Unlock! Escape Games and Free Demos
I recently picked up a copy of Unlock! Mystery Adventures. So far I’ve only played the tutorial adventure, so don’t worry about spoilers or solutions in this post.
I’ve tried some real life Escape Rooms over the past few years, and they’re usually fun, though I was so disappointed with Breakout Manchester, that I couldn’t even be bothered to blog about the experience! But as we and our friends get to that age where young children start interfering with the adults’ playtime opportunities, organising a group outing gets harder.
Unlock!, Escape The Room, and the critically acclaimed Exit: The Game series offer the chance to try out the Escape Room phenomena in the comfort of your own home and are more suitable for smaller groups, or even solo play.

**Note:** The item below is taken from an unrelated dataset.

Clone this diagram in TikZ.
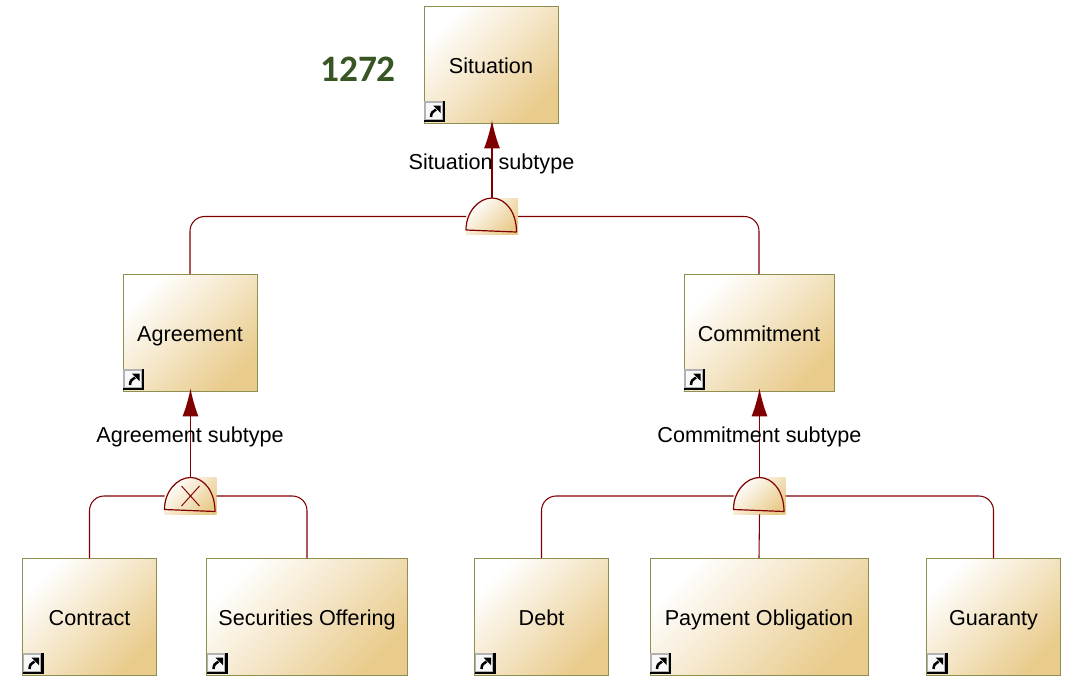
\documentclass[tikz,border=0pt]{standalone}
\usepackage{fontspec}
\setmainfont{Liberation Sans}
\newfontfamily\numfont{Carlito}
\usetikzlibrary{arrows.meta}
\definecolor{linkred}{HTML}{800000}
\definecolor{boxline}{HTML}{8F8F50}
\definecolor{boxtan}{HTML}{E9CB8C}
\definecolor{numgreen}{HTML}{375623}
\newcommand{\gatedome}[1]{
  \draw[linkred,line width=0.9pt,line join=round] ([shift={(-26,13.5)}]#1.center) .. controls ([shift={(-26,-5)}]#1.center) and ([shift={(-13,-18.5)}]#1.center) .. ([shift={(0,-18.5)}]#1.center) .. controls ([shift={(13,-18.5)}]#1.center) and ([shift={(24.5,-5)}]#1.center) .. ([shift={(24.5,15.5)}]#1.center) -- cycle;
}
\begin{document}
\begin{tikzpicture}[x=0.75pt,y=-0.75pt,
    concept/.style={draw=boxline,line width=0.7pt,top color=white,bottom color=boxtan,shading angle=45,
      minimum height=87.75pt,inner sep=0pt,outer sep=0pt,text height=12.8pt,text depth=0pt,font=\fontsize{16.2}{18}\selectfont},
    gatebox/.style={top color=white,bottom color=boxtan,shading angle=45,
      minimum width=39pt,minimum height=27.5pt,inner sep=0pt,outer sep=0pt},
    link/.style={draw=linkred,line width=0.8pt,rounded corners=11pt},
    subarrow/.style={draw=linkred,line width=1.1pt,shorten >=-2pt,-{Latex[length=21pt,width=12pt]}},
    sublabel/.style={font=\fontsize{16.2}{18}\selectfont,inner sep=0pt}]
  \useasboundingbox (0,0) rectangle (1076,678);

  \node[concept,minimum width=100.5pt] (situation) at (491,64.5) {Situation};
  \node[concept,minimum width=100.5pt] (agreement) at (190,332.5) {Agreement};
  \node[concept,minimum width=112.5pt] (commitment) at (759,332.5) {Commitment};
  \node[concept,minimum width=100.5pt] (contract) at (89.5,616.5) {Contract};
  \node[concept,minimum width=150.75pt] (securities) at (307,616.5) {Securities Offering};
  \node[concept,minimum width=100.5pt] (debt) at (541.5,616.5) {Debt};
  \node[concept,minimum width=163.5pt] (payment) at (759,616.5) {Payment Obligation};
  \node[concept,minimum width=100.5pt] (guaranty) at (993.5,616.5) {Guaranty};

  \node[gatebox] (situationgate) at (492,216.5) {};
  \node[gatebox] (agreementgate) at (190.5,496) {};
  \node[gatebox] (commitmentgate) at (759.5,496) {};

  \draw[link] (agreement.north) |- (situationgate.west);
  \draw[link] (commitment.north) |- (situationgate.east);
  \draw[link] (contract.north) |- (agreementgate.west);
  \draw[link] (securities.north) |- (agreementgate.east);
  \draw[link] (debt.north) |- (commitmentgate.west);
  \draw[link] (guaranty.north) |- (commitmentgate.east);
  \draw[link] (payment.north) -- (commitmentgate.south);

  \draw[subarrow] (situationgate.north) -- (situation.south -| situationgate.north);
  \draw[subarrow] (agreementgate.north) -- (agreement.south -| agreementgate.north);
  \draw[subarrow] (commitmentgate.north) -- (commitment.south -| commitmentgate.north);

  \gatedome{situationgate}
  \gatedome{agreementgate}
  \gatedome{commitmentgate}
  \draw[linkred,line width=0.7pt] ([shift={(-9,-10)}]agreementgate.center) -- ([shift={(9,10)}]agreementgate.center)
    ([shift={(9,-10)}]agreementgate.center) -- ([shift={(-9,10)}]agreementgate.center);

  \node[sublabel] (situationlabel) at (491.5,164) {Situation subtype};
  \node[sublabel] (agreementlabel) at (190,437) {Agreement subtype};
  \node[sublabel] (commitmentlabel) at (759.5,437) {Commitment subtype};

  \node[text=numgreen,inner sep=0pt,font=\numfont\bfseries\fontsize{28}{30}\selectfont] (number) at (358,69) {1272};

  \foreach \n in {situation,agreement,commitment,contract,securities,debt,payment,guaranty}{
    \begin{scope}[shift={(\n.south west)}]
      \fill[black] (0,-22) rectangle (21,-1);
      \fill[gray!60] (0,-22) rectangle (18.5,-3.5);
      \fill[white!95!gray] (1.5,-20.5) rectangle (17.5,-4.5);
      \draw[black,line width=1.9pt] (7,-6) .. controls (7,-10) and (9,-12) .. (12,-13.5);
      \fill[black] (9,-17.5) -- (16.5,-17.5) -- (16.5,-10) -- cycle;
    \end{scope}
  }
\end{tikzpicture}
\end{document}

The Unlock! Mystery Adventures box comes with a tutorial adventure and three full length adventures of increasing difficulty. The themes of the three adventures look nicely varied, although I hear that there’s not much narrative flow behind them. A good story can really help an Escape Room, but can also detract from the experience if the puzzles are inconsistent with the plot, so I remain open-minded about what’s to come.

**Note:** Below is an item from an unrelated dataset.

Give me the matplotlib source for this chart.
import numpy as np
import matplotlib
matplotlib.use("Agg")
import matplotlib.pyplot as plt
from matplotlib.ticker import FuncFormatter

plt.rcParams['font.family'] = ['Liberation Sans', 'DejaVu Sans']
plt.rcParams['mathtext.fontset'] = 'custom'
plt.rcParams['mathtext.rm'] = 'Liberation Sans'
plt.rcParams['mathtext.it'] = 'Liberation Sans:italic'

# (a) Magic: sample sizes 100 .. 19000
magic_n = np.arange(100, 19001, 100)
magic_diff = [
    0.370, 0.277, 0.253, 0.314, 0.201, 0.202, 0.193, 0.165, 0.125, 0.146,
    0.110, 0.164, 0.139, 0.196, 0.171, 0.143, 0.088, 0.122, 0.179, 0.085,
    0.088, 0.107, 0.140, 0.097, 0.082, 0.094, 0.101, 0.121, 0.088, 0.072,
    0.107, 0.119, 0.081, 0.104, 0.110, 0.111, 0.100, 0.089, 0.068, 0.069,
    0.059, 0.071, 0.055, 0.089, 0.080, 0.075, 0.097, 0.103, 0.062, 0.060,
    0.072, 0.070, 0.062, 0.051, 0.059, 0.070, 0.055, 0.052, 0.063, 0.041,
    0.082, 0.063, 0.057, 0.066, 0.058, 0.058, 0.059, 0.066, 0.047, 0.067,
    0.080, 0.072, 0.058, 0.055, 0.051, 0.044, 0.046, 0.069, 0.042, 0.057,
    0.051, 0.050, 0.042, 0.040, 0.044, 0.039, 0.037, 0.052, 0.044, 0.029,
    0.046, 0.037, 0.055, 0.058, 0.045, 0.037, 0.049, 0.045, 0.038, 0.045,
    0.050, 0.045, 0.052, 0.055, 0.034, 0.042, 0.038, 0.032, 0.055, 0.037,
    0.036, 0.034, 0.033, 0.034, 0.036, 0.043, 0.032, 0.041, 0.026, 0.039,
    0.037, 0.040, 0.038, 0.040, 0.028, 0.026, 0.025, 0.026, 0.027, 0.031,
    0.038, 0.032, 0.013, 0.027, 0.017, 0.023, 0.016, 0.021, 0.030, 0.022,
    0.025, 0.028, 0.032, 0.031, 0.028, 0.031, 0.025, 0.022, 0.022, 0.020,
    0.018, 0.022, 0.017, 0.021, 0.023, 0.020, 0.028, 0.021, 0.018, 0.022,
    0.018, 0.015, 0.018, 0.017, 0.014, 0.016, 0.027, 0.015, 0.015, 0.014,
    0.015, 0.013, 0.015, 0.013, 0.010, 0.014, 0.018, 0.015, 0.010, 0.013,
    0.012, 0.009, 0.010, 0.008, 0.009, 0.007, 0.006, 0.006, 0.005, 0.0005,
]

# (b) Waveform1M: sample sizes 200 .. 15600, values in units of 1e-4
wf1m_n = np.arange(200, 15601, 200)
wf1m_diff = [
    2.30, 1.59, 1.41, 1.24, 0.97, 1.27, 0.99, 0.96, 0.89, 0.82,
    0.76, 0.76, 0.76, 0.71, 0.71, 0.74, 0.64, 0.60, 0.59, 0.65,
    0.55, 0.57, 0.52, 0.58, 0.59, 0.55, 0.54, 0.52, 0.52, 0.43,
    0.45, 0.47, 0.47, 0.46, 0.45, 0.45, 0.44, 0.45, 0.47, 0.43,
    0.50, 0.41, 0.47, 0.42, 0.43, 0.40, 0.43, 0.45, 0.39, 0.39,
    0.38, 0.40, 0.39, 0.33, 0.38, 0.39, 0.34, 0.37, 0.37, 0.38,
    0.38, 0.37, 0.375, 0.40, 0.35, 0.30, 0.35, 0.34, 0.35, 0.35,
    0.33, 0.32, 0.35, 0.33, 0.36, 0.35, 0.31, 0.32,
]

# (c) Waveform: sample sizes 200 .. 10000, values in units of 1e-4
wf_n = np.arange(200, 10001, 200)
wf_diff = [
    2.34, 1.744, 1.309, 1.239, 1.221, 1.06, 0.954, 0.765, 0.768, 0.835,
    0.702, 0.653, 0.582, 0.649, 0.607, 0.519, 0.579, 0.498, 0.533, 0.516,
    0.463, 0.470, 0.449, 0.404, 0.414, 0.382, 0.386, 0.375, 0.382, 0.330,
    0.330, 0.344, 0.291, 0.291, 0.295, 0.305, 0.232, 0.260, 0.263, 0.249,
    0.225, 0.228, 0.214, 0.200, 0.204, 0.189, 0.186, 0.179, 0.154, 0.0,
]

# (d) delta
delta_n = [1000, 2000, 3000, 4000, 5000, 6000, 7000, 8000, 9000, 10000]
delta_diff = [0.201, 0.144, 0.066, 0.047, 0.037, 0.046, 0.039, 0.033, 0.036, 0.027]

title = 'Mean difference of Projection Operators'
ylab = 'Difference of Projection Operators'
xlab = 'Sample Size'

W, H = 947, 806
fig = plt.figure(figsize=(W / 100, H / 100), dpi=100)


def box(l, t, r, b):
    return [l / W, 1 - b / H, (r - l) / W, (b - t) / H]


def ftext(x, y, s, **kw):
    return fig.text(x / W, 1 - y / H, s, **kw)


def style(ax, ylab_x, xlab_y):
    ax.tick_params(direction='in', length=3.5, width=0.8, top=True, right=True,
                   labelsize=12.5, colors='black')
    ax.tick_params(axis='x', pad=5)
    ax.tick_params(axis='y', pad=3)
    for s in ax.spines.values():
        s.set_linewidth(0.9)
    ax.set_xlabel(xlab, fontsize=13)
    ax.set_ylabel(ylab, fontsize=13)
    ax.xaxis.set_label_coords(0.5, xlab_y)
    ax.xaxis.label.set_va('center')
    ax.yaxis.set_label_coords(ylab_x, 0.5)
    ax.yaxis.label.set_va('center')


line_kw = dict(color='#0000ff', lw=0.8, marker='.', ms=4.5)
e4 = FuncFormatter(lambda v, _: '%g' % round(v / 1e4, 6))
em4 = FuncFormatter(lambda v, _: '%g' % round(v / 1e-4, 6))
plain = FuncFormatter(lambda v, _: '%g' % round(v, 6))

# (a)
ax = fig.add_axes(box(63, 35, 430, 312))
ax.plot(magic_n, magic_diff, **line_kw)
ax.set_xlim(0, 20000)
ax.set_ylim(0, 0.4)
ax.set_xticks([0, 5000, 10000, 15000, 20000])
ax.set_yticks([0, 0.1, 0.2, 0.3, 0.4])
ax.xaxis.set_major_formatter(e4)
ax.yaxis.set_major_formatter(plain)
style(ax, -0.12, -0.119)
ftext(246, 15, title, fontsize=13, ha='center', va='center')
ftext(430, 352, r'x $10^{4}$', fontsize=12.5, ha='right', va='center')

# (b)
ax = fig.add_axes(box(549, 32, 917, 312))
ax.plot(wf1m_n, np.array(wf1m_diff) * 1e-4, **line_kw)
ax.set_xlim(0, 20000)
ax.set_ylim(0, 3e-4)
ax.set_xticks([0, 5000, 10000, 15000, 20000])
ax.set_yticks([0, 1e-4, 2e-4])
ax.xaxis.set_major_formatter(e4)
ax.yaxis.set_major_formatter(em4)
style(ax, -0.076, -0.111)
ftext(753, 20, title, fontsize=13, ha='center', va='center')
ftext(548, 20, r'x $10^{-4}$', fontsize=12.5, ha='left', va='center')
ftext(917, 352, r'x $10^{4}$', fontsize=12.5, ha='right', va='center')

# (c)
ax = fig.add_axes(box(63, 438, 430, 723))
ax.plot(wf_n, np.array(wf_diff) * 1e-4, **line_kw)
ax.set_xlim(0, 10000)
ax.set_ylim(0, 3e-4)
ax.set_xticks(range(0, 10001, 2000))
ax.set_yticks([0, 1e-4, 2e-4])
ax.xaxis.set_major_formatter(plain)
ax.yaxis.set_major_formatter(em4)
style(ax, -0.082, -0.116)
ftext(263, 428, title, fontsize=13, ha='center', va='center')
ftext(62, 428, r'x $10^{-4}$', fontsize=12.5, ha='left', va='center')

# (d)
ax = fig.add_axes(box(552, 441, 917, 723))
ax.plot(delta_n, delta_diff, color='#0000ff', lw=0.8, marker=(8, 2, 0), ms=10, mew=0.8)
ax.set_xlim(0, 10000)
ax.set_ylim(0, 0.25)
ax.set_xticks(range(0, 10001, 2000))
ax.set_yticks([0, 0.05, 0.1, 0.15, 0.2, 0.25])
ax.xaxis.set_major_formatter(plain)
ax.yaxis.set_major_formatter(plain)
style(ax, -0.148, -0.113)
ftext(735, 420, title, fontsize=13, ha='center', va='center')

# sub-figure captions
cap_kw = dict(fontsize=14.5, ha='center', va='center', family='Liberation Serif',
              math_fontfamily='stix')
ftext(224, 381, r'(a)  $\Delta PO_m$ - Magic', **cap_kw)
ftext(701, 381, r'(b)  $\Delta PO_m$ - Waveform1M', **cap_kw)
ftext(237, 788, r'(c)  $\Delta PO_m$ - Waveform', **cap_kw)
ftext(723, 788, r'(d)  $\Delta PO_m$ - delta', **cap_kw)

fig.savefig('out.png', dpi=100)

To play the game, you have to download an app which serves as a timer, provides an interface for interactive machines you might encounter during the game, and receives the final “unlock” code to finish the game and get your final score. The app is simple to use and means that the game components are just a deck of cards. Some of the cards have numbers on them which you type into the app to access the interactive machine. I think it’s a really nice idea. Some other escape games come with all sorts of real-life widgets and code wheels. These look fun, but push the price up. Also, nothing is destroyed or damaged by playing Unlock!, so you can pass the game on to a friend once you’ve played it yourself.

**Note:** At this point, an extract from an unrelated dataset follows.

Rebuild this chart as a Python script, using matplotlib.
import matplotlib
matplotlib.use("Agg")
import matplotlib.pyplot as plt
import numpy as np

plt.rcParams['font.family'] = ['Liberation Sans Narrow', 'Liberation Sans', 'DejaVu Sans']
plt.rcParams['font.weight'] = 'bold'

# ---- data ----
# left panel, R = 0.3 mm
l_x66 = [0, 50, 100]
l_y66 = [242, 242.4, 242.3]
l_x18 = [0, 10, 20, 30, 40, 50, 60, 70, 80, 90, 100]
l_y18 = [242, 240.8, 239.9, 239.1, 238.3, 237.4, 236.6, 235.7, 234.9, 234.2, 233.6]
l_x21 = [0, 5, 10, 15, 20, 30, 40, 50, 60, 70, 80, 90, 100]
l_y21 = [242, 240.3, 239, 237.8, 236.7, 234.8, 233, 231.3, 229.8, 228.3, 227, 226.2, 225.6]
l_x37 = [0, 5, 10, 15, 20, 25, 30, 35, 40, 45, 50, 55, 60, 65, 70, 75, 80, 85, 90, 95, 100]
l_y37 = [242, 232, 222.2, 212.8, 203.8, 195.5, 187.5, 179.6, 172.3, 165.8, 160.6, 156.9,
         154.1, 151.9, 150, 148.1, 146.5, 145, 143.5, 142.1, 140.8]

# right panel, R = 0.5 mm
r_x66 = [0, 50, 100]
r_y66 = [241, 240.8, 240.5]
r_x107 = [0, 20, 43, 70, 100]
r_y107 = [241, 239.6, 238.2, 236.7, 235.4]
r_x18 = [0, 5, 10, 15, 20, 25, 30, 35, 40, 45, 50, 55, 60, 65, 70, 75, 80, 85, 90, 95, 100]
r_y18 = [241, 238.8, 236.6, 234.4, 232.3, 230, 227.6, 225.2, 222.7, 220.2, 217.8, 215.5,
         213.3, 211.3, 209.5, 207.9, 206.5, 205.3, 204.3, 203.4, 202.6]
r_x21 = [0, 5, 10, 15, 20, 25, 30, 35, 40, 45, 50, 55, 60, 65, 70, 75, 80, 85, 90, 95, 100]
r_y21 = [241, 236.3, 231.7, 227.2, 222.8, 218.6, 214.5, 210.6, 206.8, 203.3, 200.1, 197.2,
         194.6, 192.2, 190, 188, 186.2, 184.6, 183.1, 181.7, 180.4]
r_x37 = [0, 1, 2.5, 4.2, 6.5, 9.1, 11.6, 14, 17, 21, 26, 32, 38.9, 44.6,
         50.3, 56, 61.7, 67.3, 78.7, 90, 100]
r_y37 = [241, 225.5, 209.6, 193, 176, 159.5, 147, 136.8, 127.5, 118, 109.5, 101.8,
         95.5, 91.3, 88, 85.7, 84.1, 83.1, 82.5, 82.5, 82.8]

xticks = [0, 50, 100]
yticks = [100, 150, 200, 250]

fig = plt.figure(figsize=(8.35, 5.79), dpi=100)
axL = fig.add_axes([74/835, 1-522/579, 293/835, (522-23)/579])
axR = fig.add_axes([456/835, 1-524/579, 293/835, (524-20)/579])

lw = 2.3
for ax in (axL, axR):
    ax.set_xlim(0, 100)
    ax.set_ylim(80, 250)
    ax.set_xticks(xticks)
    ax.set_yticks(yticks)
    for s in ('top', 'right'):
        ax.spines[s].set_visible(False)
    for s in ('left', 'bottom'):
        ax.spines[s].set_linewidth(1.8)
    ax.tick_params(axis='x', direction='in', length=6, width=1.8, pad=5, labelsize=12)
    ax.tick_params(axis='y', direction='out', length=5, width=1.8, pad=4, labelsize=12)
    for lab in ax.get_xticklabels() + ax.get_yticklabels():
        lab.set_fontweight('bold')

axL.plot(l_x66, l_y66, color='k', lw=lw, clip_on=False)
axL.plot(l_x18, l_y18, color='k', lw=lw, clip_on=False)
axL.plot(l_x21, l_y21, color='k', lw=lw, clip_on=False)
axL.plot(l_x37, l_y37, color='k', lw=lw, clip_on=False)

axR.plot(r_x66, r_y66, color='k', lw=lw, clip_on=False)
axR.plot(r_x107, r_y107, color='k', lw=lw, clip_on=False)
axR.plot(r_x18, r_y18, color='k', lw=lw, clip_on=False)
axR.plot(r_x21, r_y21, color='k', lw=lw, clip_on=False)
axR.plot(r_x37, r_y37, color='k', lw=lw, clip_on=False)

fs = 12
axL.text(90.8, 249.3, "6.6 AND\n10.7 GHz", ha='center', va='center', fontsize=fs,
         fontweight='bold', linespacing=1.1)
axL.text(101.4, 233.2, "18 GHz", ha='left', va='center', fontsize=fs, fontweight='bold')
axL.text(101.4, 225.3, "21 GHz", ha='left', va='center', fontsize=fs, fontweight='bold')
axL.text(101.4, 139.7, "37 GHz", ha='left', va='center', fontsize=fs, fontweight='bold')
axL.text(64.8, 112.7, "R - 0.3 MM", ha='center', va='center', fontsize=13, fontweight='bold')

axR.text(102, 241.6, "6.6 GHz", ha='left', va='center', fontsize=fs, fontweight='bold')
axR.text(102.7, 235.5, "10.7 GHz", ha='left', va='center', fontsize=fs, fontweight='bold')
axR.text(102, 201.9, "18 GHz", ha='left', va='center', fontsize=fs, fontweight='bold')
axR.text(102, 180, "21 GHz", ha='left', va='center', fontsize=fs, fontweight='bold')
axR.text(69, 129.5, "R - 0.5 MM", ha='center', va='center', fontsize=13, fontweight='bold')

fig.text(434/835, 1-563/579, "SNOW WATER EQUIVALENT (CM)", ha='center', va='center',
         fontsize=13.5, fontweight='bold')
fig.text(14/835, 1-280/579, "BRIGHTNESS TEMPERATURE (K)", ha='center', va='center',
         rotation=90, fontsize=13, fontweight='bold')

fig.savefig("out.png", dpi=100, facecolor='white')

The app interface means that it’s possible for the developer to publish new sets of cards for players to print out themselves. Indeed, that’s exactly what they’ve done! There’s a tutorial and four free demo adventures that you can try out before investing in the full game. If you like them then as well as the Mystery Adventures set that I’ve picked up, there’s the original Escape Adventures, and a forthcoming Secret Adventures set.
Then download, print and cut out your chosen demo adventure from the Asmodee website. Instructions and downloads are all available here, under the “Resources” tab. Details and direct links to each demo adventure are as follows:
Rules (PDF). These are the old rules before the interactive machine function was added to the app.
Tutorial (PDF) (10 minutes, very easy).
5th Avenue (PDF) (30 minutes, easy).
The Elite (ZIP) (60 minutes, medium).
These next two adventures are more recent and use the “interactive machine” function on the app. To use a machine, identified by a green cog on a card, tap the “machine” button in the app and type in the number from the card. Be careful, trying to use a machine before you understand how it works can lose you time or give you penalties.
Doo-Arann’s Dungeon (PDF) (30 minutes, easy).
The Temple of Ra (PDF) (60 minutes, hard).